Archive for the ‘Acoustic’ Category

When purchasing a new stereo system, the goal s to reproduce sound the way it was intended to be heard when it was recorded. In a perfect world, one could not tell a recording of a live performance from an actual live performance. Piano notes would be crisp and clear. Voices would sound as if the performer were in the room . Unfortunately, stereo reproduction of music still has a way to go to achieve that goal.

Loudspeakers are increasingly capable of reproducing the full spectrum of audible sound that can be heard by the human ear. Humans can hear, at best, sounds between about twenty Hertz and twenty thousand Hertz. Sounds falling outside of this range are inaudible to our ears. The range of music produced by a loudspeaker is called the frequency range.

Just listing the frequency range of a loudspeaker doesn’t really give you enough information to determine how it performs throughout that range. The specifications should also list a variance, such as plus or minus 1 dB. That figure describes the maximum variance either above or below the average level that you’d expect from the loudspeaker. In other words, in the example given, the loudspeaker would be no more or less than 1 dB (deciBel) louder or quieter than its average volume at any frequency.

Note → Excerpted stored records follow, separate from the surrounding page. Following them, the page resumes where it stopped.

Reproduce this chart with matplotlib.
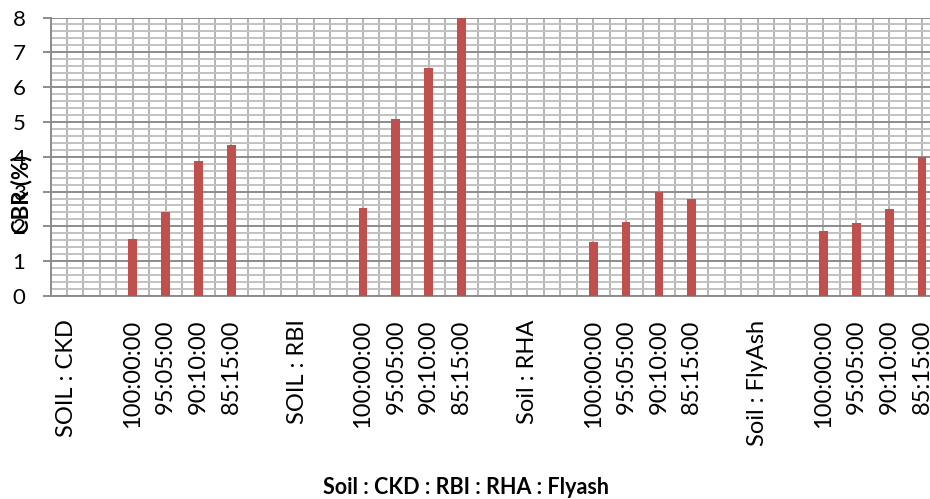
import numpy as np
import matplotlib.pyplot as plt
from matplotlib.ticker import MultipleLocator

plt.rcParams['font.family'] = ['Lato', 'DejaVu Sans']

# Category labels along the x axis (blank entries are spacer slots)
categories = ["SOIL : CKD", "", "100:00:00", "95:05:00", "90:10:00", "85:15:00", "",
              "SOIL : RBI", "", "100:00:00", "95:05:00", "90:10:00", "85:15:00", "",
              "Soil : RHA", "", "100:00:00", "95:05:00", "90:10:00", "85:15:00", "",
              "Soil : FlyAsh", "", "100:00:00", "95:05:00", "90:10:00", "85:15:00"]

# CBR values (%), nan where no bar is drawn
cbr = [np.nan, np.nan, 1.64, 2.41, 3.88, 4.34, np.nan,
       np.nan, np.nan, 2.53, 5.09, 6.55, 8.00, np.nan,
       np.nan, np.nan, 1.55, 2.13, 2.99, 2.79, np.nan,
       np.nan, np.nan, 1.87, 2.10, 2.50, 3.99]

fig = plt.figure(figsize=(9.3, 4.99), dpi=100)
# axes runs past the right edge of the figure, as in the original
ax = fig.add_axes([50.5 / 930, 203 / 499, 888 / 930, 278.5 / 499])

x = np.arange(len(categories))
ax.bar(x, cbr, width=0.27, color='#C0504D', zorder=3)

ax.set_xlim(-0.5, len(categories) - 0.5)
ax.set_ylim(0, 8)

# grid: vertical lines at slot centres and boundaries, fine horizontal grid
ax.set_xticks(x)
ax.set_xticks(x[:-1] + 0.5, minor=True)
ax.yaxis.set_major_locator(MultipleLocator(1))
ax.yaxis.set_minor_locator(MultipleLocator(0.2))
ax.grid(axis='x', which='both', color='#b4b4b4', linewidth=1.4)
ax.grid(axis='y', which='minor', color='#c2c2c2', linewidth=1.4)
ax.grid(axis='y', which='major', color='#8c8c8c', linewidth=1.4)
ax.set_axisbelow(True)

ax.set_xticklabels(categories, rotation=90, va='top', ha='center', fontsize=17)
ax.tick_params(axis='x', which='both', length=0, pad=17)
ax.tick_params(axis='y', which='major', length=6, width=1.4, color='#8c8c8c',
               labelsize=16, pad=12)
ax.tick_params(axis='y', which='minor', length=0)

for side in ['top', 'right']:
    ax.spines[side].set_visible(False)
for side in ['left', 'bottom']:
    ax.spines[side].set_color('#8c8c8c')
    ax.spines[side].set_linewidth(1.4)

fig.text(22 / 930, 1 - 194 / 499, 'CBR (%)', rotation=90, ha='center', va='center',
         fontsize=16, fontweight='bold')
fig.text(466 / 930, 1 - 488 / 499, 'Soil : CKD : RBI : RHA : Flyash', ha='center',
         va='center', fontsize=15.5, fontweight='bold')

fig.savefig('out.png', dpi=100)
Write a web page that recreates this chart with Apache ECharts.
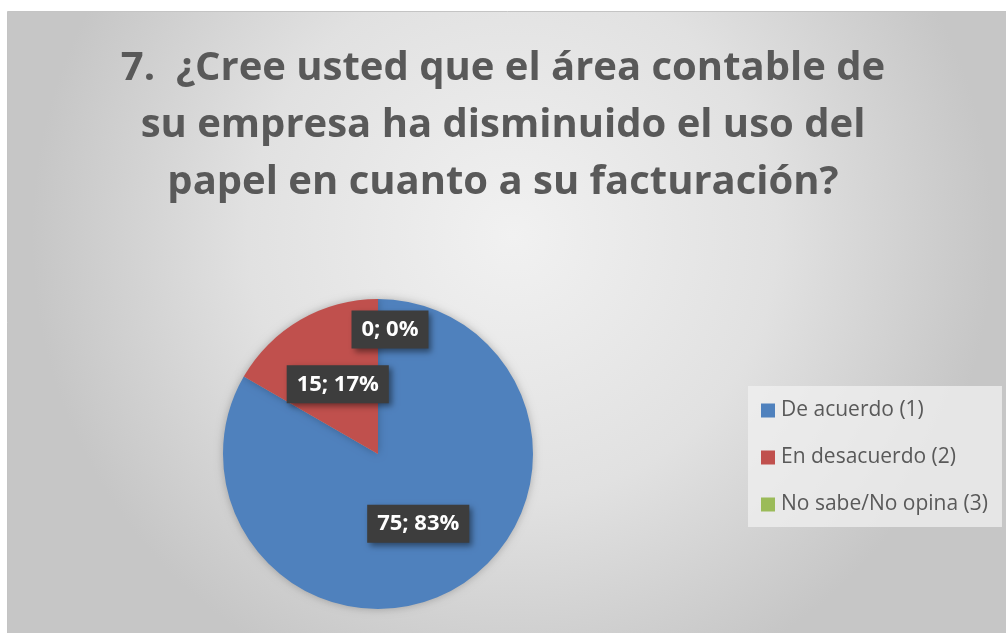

This is an important specification because it is not unusual for loudspeaker to have areas within the frequency range where their output is particularly efficient and others where the opposite is true. For example, the lowest end of the range is typically an inefficient portion of the audio spectrum. Loudspeakers which reproduce sound unevenly will sound unnatural since we are not used to hearing things way in real life. Imbalances that occur within the vocal range are particularly noticeable since our ears are highly attuned to the human voice and can easily discern anomalies in it.

To some extent, an equalizer can correct for tonal imbalances in the loudspeaker. In other words, if a loudspeaker has to much output at a certain frequency, an equalizer can be set to reduce the output in that range. However, the precision of the equalizer may be less than required. Each of the equalizers adjustment knobs may cover a range of 1000 or more Hertz, while the speaker’s problem may cover a much narrower slice of the spectrum., so it is wise to use equalizer adjustments sparingly to avoid making the problem bigger rather than smaller.

Equalizers should not be used to correct for tonal imbalances caused by the room acoustics since these will vary from place to place within the room and the equalizer will change the sound in the entire room instead of just in the problem area.